### Code that draws figures

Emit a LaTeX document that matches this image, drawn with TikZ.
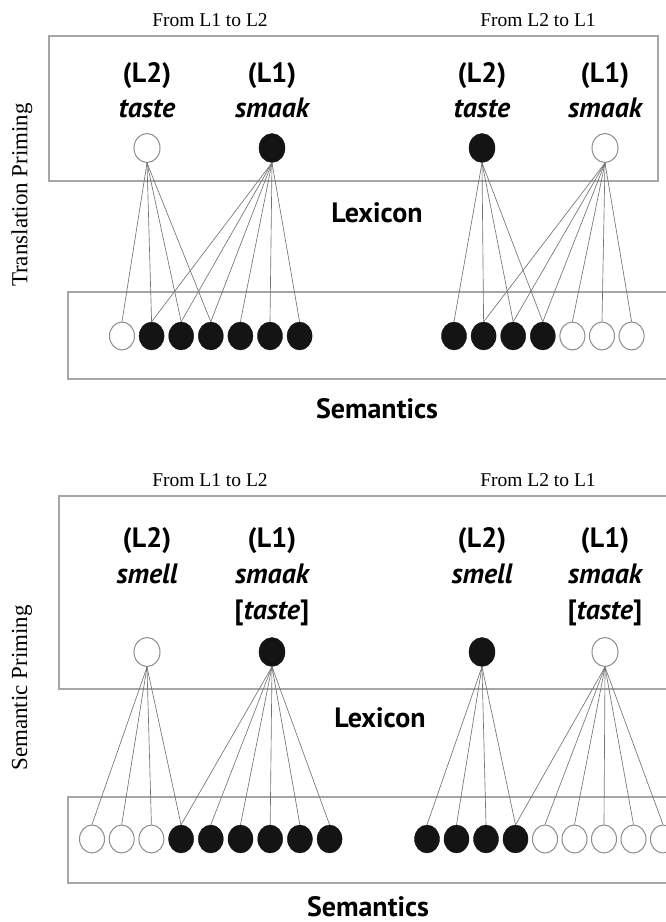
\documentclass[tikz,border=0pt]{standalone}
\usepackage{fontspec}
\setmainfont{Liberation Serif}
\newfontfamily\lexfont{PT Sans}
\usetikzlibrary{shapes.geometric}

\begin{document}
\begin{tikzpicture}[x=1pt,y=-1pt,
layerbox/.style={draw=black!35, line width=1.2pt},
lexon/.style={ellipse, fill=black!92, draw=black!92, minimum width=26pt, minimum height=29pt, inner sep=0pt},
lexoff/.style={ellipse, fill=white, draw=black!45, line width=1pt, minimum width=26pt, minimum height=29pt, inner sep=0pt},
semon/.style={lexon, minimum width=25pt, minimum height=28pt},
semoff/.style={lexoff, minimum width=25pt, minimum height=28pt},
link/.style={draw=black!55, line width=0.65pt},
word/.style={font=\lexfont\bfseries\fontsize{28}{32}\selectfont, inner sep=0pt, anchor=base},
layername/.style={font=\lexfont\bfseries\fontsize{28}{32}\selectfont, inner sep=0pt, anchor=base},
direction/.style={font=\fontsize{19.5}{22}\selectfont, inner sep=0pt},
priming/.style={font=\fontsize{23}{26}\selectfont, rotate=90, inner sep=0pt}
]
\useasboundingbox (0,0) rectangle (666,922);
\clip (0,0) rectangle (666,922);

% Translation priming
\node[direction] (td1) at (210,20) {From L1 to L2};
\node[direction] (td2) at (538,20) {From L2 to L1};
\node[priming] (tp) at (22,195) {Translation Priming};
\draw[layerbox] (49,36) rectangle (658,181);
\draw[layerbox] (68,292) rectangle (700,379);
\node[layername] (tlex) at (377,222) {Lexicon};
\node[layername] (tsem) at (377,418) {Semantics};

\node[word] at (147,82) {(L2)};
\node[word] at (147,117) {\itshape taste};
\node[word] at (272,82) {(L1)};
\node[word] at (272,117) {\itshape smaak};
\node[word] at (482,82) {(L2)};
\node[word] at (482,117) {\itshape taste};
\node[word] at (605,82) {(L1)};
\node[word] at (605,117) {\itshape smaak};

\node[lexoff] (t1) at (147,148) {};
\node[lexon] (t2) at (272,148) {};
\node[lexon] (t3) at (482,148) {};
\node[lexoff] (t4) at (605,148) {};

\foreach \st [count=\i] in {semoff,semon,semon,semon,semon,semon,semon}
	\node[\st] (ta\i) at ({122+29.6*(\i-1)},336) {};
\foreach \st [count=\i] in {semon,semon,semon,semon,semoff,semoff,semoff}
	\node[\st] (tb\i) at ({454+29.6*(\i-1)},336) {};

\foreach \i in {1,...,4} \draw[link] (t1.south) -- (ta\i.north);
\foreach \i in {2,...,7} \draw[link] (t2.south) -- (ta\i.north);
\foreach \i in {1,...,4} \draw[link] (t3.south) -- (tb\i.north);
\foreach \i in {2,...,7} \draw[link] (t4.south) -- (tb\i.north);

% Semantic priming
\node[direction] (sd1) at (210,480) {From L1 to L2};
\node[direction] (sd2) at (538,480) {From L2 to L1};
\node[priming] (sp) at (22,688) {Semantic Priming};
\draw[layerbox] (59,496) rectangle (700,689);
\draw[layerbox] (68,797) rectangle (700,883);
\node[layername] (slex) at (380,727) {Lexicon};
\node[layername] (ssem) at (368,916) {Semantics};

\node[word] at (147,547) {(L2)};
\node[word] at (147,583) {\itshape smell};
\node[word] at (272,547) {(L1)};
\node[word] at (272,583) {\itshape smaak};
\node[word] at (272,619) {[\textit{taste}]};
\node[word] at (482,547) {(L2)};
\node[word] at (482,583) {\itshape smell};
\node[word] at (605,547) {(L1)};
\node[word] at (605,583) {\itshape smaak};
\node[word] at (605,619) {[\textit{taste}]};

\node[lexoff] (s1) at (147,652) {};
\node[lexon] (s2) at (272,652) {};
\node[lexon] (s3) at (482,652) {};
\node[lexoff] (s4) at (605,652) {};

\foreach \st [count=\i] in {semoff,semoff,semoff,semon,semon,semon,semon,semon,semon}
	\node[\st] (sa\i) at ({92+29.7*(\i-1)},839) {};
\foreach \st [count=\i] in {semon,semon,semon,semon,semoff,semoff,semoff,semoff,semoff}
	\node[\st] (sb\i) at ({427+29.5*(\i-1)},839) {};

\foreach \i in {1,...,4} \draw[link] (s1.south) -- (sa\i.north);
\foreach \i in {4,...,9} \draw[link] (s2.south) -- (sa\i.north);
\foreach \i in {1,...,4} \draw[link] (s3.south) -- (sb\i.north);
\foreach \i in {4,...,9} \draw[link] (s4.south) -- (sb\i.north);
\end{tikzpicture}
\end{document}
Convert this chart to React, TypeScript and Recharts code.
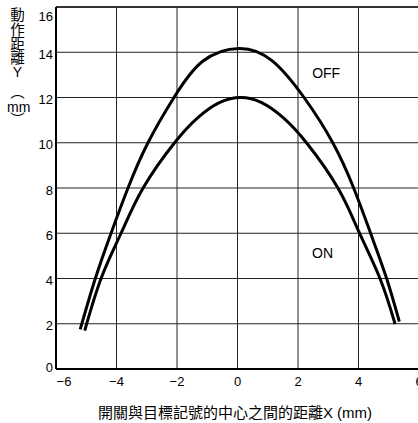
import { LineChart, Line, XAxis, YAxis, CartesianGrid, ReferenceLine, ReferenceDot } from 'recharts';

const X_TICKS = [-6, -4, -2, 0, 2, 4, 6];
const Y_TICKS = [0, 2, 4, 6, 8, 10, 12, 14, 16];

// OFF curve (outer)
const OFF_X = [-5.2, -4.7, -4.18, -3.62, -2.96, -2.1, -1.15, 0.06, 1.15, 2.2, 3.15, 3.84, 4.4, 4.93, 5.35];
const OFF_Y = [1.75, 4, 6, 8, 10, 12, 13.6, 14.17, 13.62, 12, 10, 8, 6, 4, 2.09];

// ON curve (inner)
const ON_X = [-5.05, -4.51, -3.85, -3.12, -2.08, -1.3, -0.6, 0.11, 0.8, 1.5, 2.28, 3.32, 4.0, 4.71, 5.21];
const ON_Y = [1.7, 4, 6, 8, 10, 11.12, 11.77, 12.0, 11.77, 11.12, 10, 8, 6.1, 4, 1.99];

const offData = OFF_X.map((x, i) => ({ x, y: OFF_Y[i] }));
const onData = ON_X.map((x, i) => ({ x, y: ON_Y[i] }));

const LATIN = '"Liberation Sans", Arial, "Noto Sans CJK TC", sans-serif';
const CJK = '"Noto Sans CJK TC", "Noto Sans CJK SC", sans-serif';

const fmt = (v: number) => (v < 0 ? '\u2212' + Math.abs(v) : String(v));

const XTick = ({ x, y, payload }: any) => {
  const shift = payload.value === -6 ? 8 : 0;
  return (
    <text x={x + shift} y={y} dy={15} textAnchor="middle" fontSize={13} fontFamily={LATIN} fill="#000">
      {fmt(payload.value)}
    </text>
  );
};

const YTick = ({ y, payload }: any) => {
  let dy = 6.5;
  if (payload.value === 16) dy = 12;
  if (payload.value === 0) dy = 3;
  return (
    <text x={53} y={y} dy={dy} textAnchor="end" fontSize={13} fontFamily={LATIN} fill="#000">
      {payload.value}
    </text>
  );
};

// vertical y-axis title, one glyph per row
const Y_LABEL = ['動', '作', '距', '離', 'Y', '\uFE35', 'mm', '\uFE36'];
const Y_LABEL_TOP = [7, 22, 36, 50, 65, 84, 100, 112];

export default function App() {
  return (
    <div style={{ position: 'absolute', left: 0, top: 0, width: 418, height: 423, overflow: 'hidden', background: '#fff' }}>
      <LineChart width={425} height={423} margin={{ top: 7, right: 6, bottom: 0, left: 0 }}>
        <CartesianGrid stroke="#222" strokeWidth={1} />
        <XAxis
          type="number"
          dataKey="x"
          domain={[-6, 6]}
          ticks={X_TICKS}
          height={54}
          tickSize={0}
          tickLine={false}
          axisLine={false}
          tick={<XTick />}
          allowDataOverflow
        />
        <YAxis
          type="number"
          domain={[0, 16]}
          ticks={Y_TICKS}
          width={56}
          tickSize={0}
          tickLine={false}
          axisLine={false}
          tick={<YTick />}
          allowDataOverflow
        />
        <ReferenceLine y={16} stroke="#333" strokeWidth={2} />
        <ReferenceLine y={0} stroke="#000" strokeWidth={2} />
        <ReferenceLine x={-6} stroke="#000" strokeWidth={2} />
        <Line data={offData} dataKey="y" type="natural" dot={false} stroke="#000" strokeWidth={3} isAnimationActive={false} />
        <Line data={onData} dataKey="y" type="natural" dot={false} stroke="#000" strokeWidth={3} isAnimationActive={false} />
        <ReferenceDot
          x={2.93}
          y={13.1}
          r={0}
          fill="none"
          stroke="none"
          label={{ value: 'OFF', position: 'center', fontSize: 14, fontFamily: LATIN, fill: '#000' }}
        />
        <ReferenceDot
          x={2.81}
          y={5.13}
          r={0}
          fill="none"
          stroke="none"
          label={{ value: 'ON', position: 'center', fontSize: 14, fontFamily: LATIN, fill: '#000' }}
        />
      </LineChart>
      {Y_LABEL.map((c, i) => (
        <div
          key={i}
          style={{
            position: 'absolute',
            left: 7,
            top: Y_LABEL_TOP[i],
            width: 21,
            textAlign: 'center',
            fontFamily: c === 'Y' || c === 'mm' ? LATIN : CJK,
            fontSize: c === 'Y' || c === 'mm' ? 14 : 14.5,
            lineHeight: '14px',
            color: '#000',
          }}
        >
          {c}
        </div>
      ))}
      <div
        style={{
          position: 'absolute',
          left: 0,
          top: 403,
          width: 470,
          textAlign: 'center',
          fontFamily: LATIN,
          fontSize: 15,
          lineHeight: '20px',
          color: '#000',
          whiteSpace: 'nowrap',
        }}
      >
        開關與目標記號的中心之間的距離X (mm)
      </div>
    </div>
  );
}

### TASK BRIEF
Which lines in the listing above hold the word "this"? Show each of them.

### RESULT BELOW
Emit a LaTeX document that matches this image, drawn with TikZ.
Convert this chart to React, TypeScript and Recharts code.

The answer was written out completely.